The NNL became the first black long-term league in any professional sport. It launched with eight teams: Chicago American Giants, Chicago Giants, Cuban Stars, Dayton Marcos, Detroit Stars, Kansas City Monarchs, Indianapolis ABCs, and the St. Louis Giants. Other leagues formed during these early years, but few lasted very long. Thus, the so-called Negro Leagues revolved around the NNL.
The League had its problems. One was the illness of Rube Foster. Because of his condition, Rube Foster was not involved with the league after 1926. The League faced a bumpy road but reorganized in 1933 under Gus Greenlee, the Pittsburgh Crawfords Negro League team’s well-heeled owner. In addition to the Crawfords, Greenlee owned a couple of hotels and several nightclubs. Word on the street was that Greenlee was a racketeer; however, the black community regarded him as a benefactor.
Greenlee was innovative. He built his own stadium, and he invented nighttime baseball before the Major Leagues by outfitting his team with portable lights.
The League tended to draw many fans, especially in cities with large black populations. For example, some Negro League teams in Major League Baseball (MLB) towns used the MLB stadiums and sometimes outdrew the MLB team. In 1933, the NNL began playing an all-star game at Comiskey Park in Chicago, where for many years they held the attendance record at that venue.
Many people have thought that Negro League players were inferior to the MLB players because, as they would argue, “the Negro league players did not face the white players.”
Knowledgeable sports reporters over the past few decades have tended to turn that around and say that the white MLB players did not have to play against the great Negro League players. However, we do not have to guess about these things because we have data.
You see, baseball was not segregated, just MLB.
According to sports historian John Holway,” Black teams opposed white professional teams in more than four hundred barnstorming games between the 1890s and 1947, and came away winners sixty percent of the time.”

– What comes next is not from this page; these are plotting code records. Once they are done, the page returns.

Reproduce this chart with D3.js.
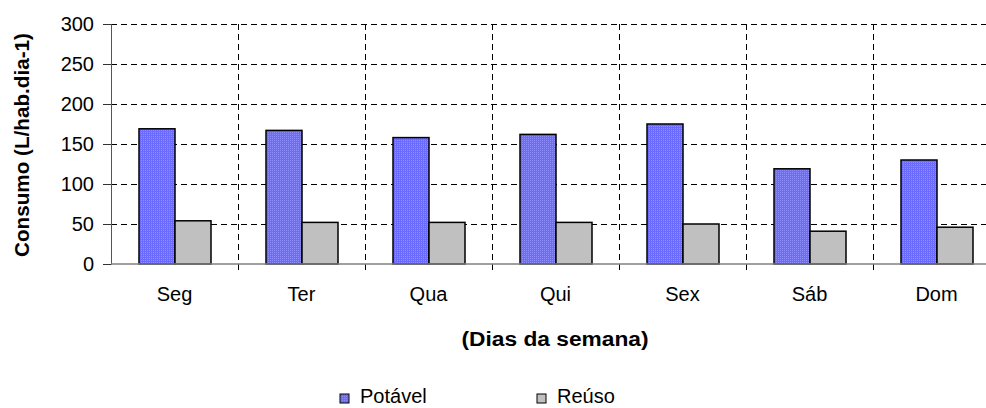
<!DOCTYPE html>
<html>
<head>
<meta charset="utf-8">
<script src="https://cdn.jsdelivr.net/npm/d3@7"></script>
<style>
  body { margin: 0; background: #fff; }
  svg { display: block; font-family: "Liberation Sans", Arial, sans-serif; }
  .grid line { stroke: #000; stroke-dasharray: 6,4; stroke-width: 1; }
</style>
</head>
<body>
<div id="chart-area"></div>
<script>
// data
var days = ["Seg", "Ter", "Qua", "Qui", "Sex", "Sáb", "Dom"];
var potavel = [169, 167, 158, 162, 175, 119, 130];
var reuso = [54, 52, 52, 52, 50, 41, 46];
var seriesNames = ["Potável", "Reúso"];
var yTicks = [0, 50, 100, 150, 200, 250, 300];

var margin = { left: 111, top: 24 },
    height = 240,
    width = 889; // plot runs past the right edge of the picture, as in the original

var svg = d3.select("#chart-area").append("svg")
    .attr("width", 986)
    .attr("height", 408);

// fill pattern for the blue bars (subtle, so it doesn't alias)
var defs = svg.append("defs");
var pat = defs.append("pattern")
    .attr("id", "dots")
    .attr("patternUnits", "userSpaceOnUse")
    .attr("width", 2)
    .attr("height", 2);
pat.append("rect").attr("width", 2).attr("height", 2).attr("fill", "#6b6bff");
pat.append("rect").attr("width", 1).attr("height", 1).attr("fill", "#8e8eff");

var colors = ["url(#dots)", "#c0c0c0"];

var g = svg.append("g")
    .attr("transform", "translate(" + margin.left + "," + margin.top + ")");

// Scales
var x0 = d3.scaleBand().domain(days).range([0, width]);
var barW = Math.round(x0.bandwidth() / 3.5);
var x1 = d3.scaleBand().domain(seriesNames).range([0, 2 * barW]);
var y = d3.scaleLinear().domain([0, 300]).range([height, 0]);

// horizontal grid
g.append("g").attr("class", "grid")
    .selectAll("line")
    .data(yTicks.filter(function(d) { return d > 0; }))
    .enter().append("line")
    .attr("x1", 0).attr("x2", width)
    .attr("y1", function(d) { return y(d) + 0.5; })
    .attr("y2", function(d) { return y(d) + 0.5; });

// vertical grid at category boundaries (running below the axis like tick marks)
g.append("g").attr("class", "grid")
    .selectAll("line")
    .data(days.slice(1))
    .enter().append("line")
    .attr("x1", function(d) { return Math.round(x0(d)) + 0.5; })
    .attr("x2", function(d) { return Math.round(x0(d)) + 0.5; })
    .attr("y1", 0).attr("y2", height + 6);

// Bars
var table = days.map(function(d, i) { return { day: d, values: [potavel[i], reuso[i]] }; });
var groups = g.selectAll(".day")
    .data(table)
    .enter().append("g")
    .attr("class", "day")
    .attr("transform", function(d) {
        return "translate(" + Math.round(x0(d.day) + x0.bandwidth() / 2 - barW) + ",0)";
    });

groups.selectAll("rect")
    .data(function(d) { return d.values; })
    .enter().append("rect")
    .attr("x", function(d, i) { return x1(seriesNames[i]); })
    .attr("width", barW)
    .attr("y", function(d) { return y(d); })
    .attr("height", function(d) { return height - y(d); })
    .attr("fill", function(d, i) { return colors[i]; })
    .attr("stroke", "#000")
    .attr("stroke-width", 1.5);

// Y axis
var yAxis = g.append("g")
    .call(d3.axisLeft(y).tickValues(yTicks).tickSize(8).tickPadding(9));
yAxis.select(".domain").attr("stroke", "#555");
yAxis.selectAll(".tick line").attr("stroke", "#333");
yAxis.selectAll("text")
    .attr("font-size", "20px")
    .attr("font-family", "Liberation Sans, Arial, sans-serif")
    .attr("fill", "#000");

// X axis (labels at category centres)
var xAxis = g.append("g")
    .attr("transform", "translate(0," + height + ")")
    .call(d3.axisBottom(x0).tickSize(0).tickPadding(23));
xAxis.select(".domain").remove();
xAxis.selectAll("text")
    .attr("font-size", "20px")
    .attr("font-family", "Liberation Sans, Arial, sans-serif")
    .attr("fill", "#000");

// baseline
g.append("line")
    .attr("x1", 0).attr("x2", width)
    .attr("y1", height).attr("y2", height)
    .attr("stroke", "#808080")
    .attr("stroke-width", 1.5);

// Axis titles
svg.append("text")
    .attr("transform", "translate(22," + (margin.top + height / 2 + 1) + ") rotate(-90)")
    .attr("text-anchor", "middle")
    .attr("dominant-baseline", "central")
    .attr("font-size", "20px")
    .attr("font-weight", "bold")
    .attr("textLength", 224)
    .attr("lengthAdjust", "spacingAndGlyphs")
    .text("Consumo (L/hab.dia-1)");

svg.append("text")
    .attr("x", 555)
    .attr("y", 346)
    .attr("text-anchor", "middle")
    .attr("font-size", "20px")
    .attr("font-weight", "bold")
    .attr("textLength", 187)
    .attr("lengthAdjust", "spacingAndGlyphs")
    .text("(Dias da semana)");

// Legend
var legendX = [340, 537];
var legend = svg.selectAll(".legend")
    .data(seriesNames)
    .enter().append("g")
    .attr("class", "legend")
    .attr("transform", function(d, i) { return "translate(" + legendX[i] + ",394)"; });

legend.append("rect")
    .attr("width", 9).attr("height", 9)
    .attr("fill", function(d, i) { return colors[i]; })
    .attr("stroke", "#000")
    .attr("stroke-width", 1);

legend.append("text")
    .attr("x", 20)
    .attr("y", 9)
    .attr("font-size", "20px")
    .text(function(d) { return d; });
</script>
</body>
</html>
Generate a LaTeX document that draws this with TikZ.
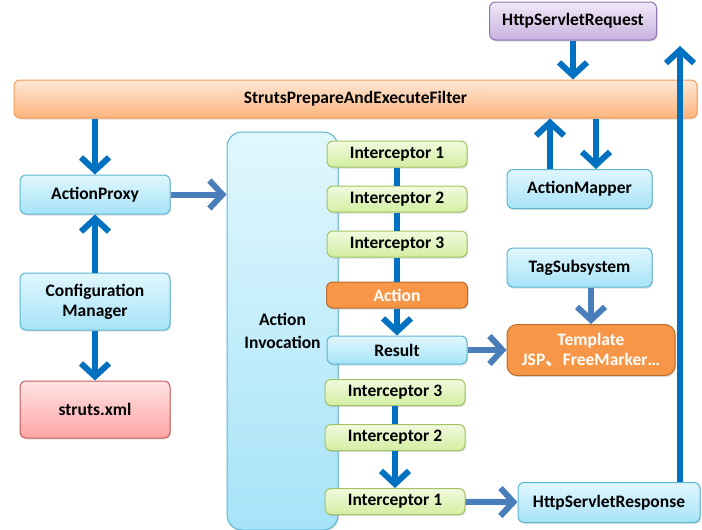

A recent analysis of these all-star games’ results shows that the NNL players won 75 percent of the games when the Major League teams had less than 4-6 Major League players (with the extras being minor leaguers). When there were four or more Major Leagues in the games, the Negro Leaguers won 50 percent of the time.
Experts usually agree on two things in comparing the Negro Leagues with the Major Leagues. First, the Nego League teams lacked the depth of Major League teams; second, stars in the Negro Leagues would have been stars in MLB.
We also know how the Negro League players fared in the so-called Big Leagues. Starting with Jackie Robinson in 1949, former Negro League players dominated the Most Valuable Player award in the National League, winning nine out of 11 years.
After Jackie Robinson integrated MLB, the NNL began to flounder and finally went out of business in the 1960s.